To use Git stash, you first create a new branch and make some changes to it. Then you can use the command git stash to save those changes. This will remove the changes from your working directory and record them in a new stash. You can apply these changes later. git stash list command shows the list of stashed changes.
You can also use git stash drop to delete a stash and git stash clear to delete all the stashes.
Cherry-pick:
Git cherry-pick is a command that allows you to select specific commits from one branch and apply them to another. This can be useful when you want to selectively apply changes that were made in one branch to another.
To use git cherry-pick, you first create two new branches and make some commits to them. Then you use the git cherry-pick <commit_hash> command to select the specific commits from one branch and apply them to the other.
Resolving Conflicts:
Conflicts can occur when you merge or rebase branches that have diverged, and you need to manually resolve the conflicts before git can proceed with the merge/rebase. git status command shows the files that have conflicts, git diff command shows the difference between the conflicting versions and git add command is used to add the resolved files.
Task-01:
Create a new branch and make some changes to it.

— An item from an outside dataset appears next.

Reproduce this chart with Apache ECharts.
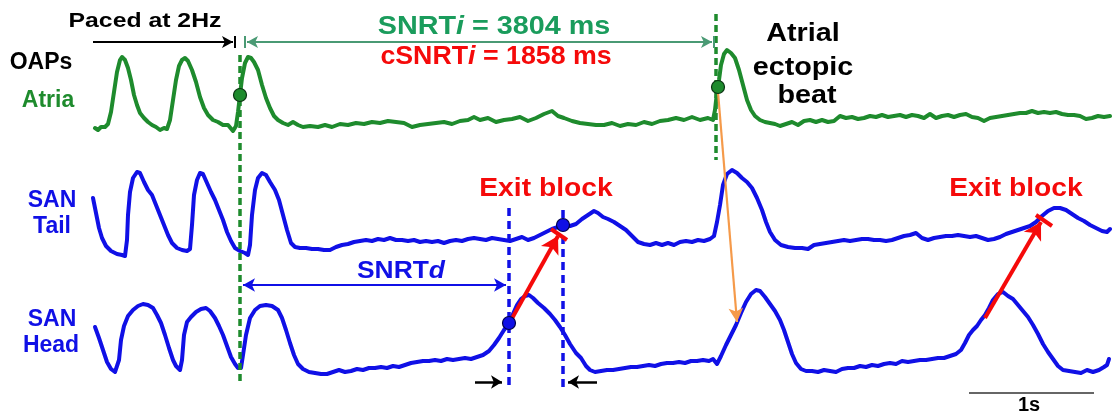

Use git stash to save the changes without committing them.
Switch to a different branch, make some changes and commit them.
Use git stash pop to bring the changes back and apply them on top of the new commits.

Task-02:
In version01.txt of the development branch add the below lines after “This is the bug fix in development branch” that you added in Day10 and reverted to this commit.

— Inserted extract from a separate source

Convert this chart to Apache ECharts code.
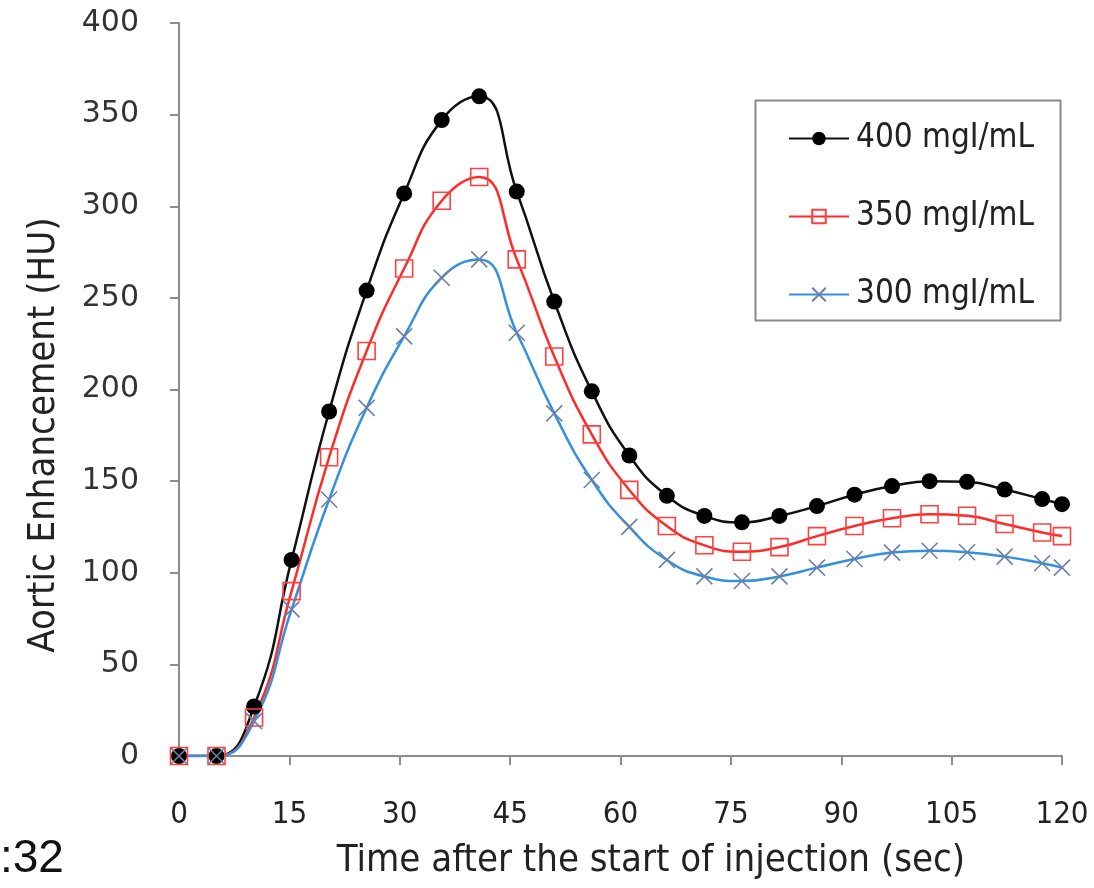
<!DOCTYPE html>
<html><head><meta charset="utf-8">
<script src="https://cdn.jsdelivr.net/npm/echarts@6/dist/echarts.min.js"></script>
<style>html,body{margin:0;padding:0;background:#fff}#c{width:1094px;height:888px}</style>
</head><body><div id="c"></div>
<script>
const times = [0, 5.1, 10.2, 15.3, 20.4, 25.5, 30.6, 35.7, 40.8, 45.9, 51.0, 56.1, 61.2, 66.3, 71.4, 76.5, 81.6, 86.7, 91.8, 96.9, 102.0, 107.1, 112.2, 117.3, 120];
const conc400 = [0, 0, 27, 107, 188, 254, 307, 347, 360, 308, 248, 199, 164, 142, 131, 127.5, 131, 136.4, 142.6, 147.3, 150, 149.6, 145.4, 140.2, 137.4];
const conc350 = [0, 0, 21, 90, 163, 221, 266, 303, 316, 271, 218, 175.5, 145.2, 125.5, 115, 111.5, 114, 120, 125.5, 129.7, 131.9, 131.1, 126.6, 122, 120];
const conc300 = [0, 0, 19, 80, 140, 190, 229, 261, 271, 231, 187, 150.6, 125, 107, 98, 95.5, 98, 102.8, 107.5, 111, 112, 111.2, 108.8, 105.2, 102.8];
const seriesNames = ['400 mgI/mL', '350 mgI/mL', '300 mgI/mL'];
const xTitle = 'Time after the start of injection (sec)';
const yTitle = 'Aortic Enhancement (HU)';
const cornerText = ':32';

const pair = ys => times.map((t, i) => [t, ys[i]]);
const condensed = '"DejaVu Sans Condensed","Liberation Sans Narrow",sans-serif';
const axisGray = '#8c8c8c';

const chart = echarts.init(document.getElementById('c'), null, {renderer: 'canvas'});
chart.setOption({
  animation: false,
  backgroundColor: '#fff',
  grid: {left: 179, top: 23, right: 32, bottom: 132, containLabel: false},
  xAxis: {
    type: 'value', min: 0, max: 120, interval: 15,
    axisLine: {lineStyle: {color: axisGray, width: 2}},
    axisTick: {show: true, length: 9, lineStyle: {color: axisGray, width: 2}},
    axisLabel: {fontFamily: condensed, fontSize: 31, color: '#222', margin: 43},
    splitLine: {show: false}
  },
  yAxis: {
    type: 'value', min: 0, max: 400, interval: 50,
    axisLine: {show: true, lineStyle: {color: axisGray, width: 2}},
    axisTick: {show: true, length: 9, lineStyle: {color: axisGray, width: 2}},
    axisLabel: {fontFamily: '"DejaVu Sans",sans-serif', fontSize: 30, color: '#333', margin: 40},
    splitLine: {show: false}
  },
  legend: {
    orient: 'vertical', left: 788, top: 122, padding: 0,
    itemWidth: 60, itemHeight: 17, itemGap: 45,
    textStyle: {fontFamily: condensed, fontSize: 33, color: '#222', lineHeight: 30, padding: [0, 0, 0, 2]},
    data: seriesNames
  },
  graphic: [
    {type: 'rect', left: 753, top: 98, shape: {width: 305, height: 220},
     style: {fill: 'none', stroke: '#8a8a8a', lineWidth: 2}, z: -1},
    {type: 'text', x: 44, y: 435, rotation: Math.PI / 2,
     style: {text: yTitle, font: '38px "DejaVu Sans Condensed","Liberation Sans Narrow",sans-serif', fill: '#222', align: 'center', verticalAlign: 'middle'}},
    {type: 'text', x: 651, y: 861,
     style: {text: xTitle, font: '38px "DejaVu Sans Condensed","Liberation Sans Narrow",sans-serif', fill: '#222', align: 'center', verticalAlign: 'middle'}},
    {type: 'text', left: 0, top: 836, style: {text: cornerText, font: '46px "Liberation Sans", Arial, sans-serif', fill: '#111'}}
  ],
  series: [
    {name: seriesNames[0], type: 'line', smooth: 0.5, data: pair(conc400),
     symbol: 'circle', symbolSize: 16,
     lineStyle: {color: '#111', width: 2.5},
     itemStyle: {color: '#000'}},
    {name: seriesNames[1], type: 'line', smooth: 0.5, data: pair(conc350),
     symbol: 'rect', symbolSize: 17,
     lineStyle: {color: '#ff2a2a', width: 2.5},
     itemStyle: {color: 'rgba(255,255,255,0)', borderColor: '#ff4040', borderWidth: 1.6}},
    {name: seriesNames[2], type: 'line', smooth: 0.5, data: pair(conc300),
     symbol: 'path://M0,0L20,20M20,0L0,20', symbolSize: 16,
     lineStyle: {color: '#3590dc', width: 2.5},
     itemStyle: {color: 'rgba(0,0,0,0)', borderColor: '#6c7fa6', borderWidth: 1.6}}
  ]
});
</script></body></html>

Line2>> After bug fixing, this is the new feature with minor alterations”
Commit this with the message “ Added feature2.1 in development branch”
Line3>> This is the advancement of the previous feature
Commit this with the message “ Added feature2.2 in development branch”
Line4>> Feature 2 is completed and ready for release
Commit this with the message “ Feature2 completed”
All these commit messages should be reflected in the Production branch too which will come out from the Master branch (Hint: try rebase).

Task-03:
In the Production branch Cherry-picked Commit “Added feature2.2 in development branch” and added the below lines in it:

The line to be added after Line3>> This is the advancement of the previous feature
Line 4>>Added a few more changes to make it more optimized.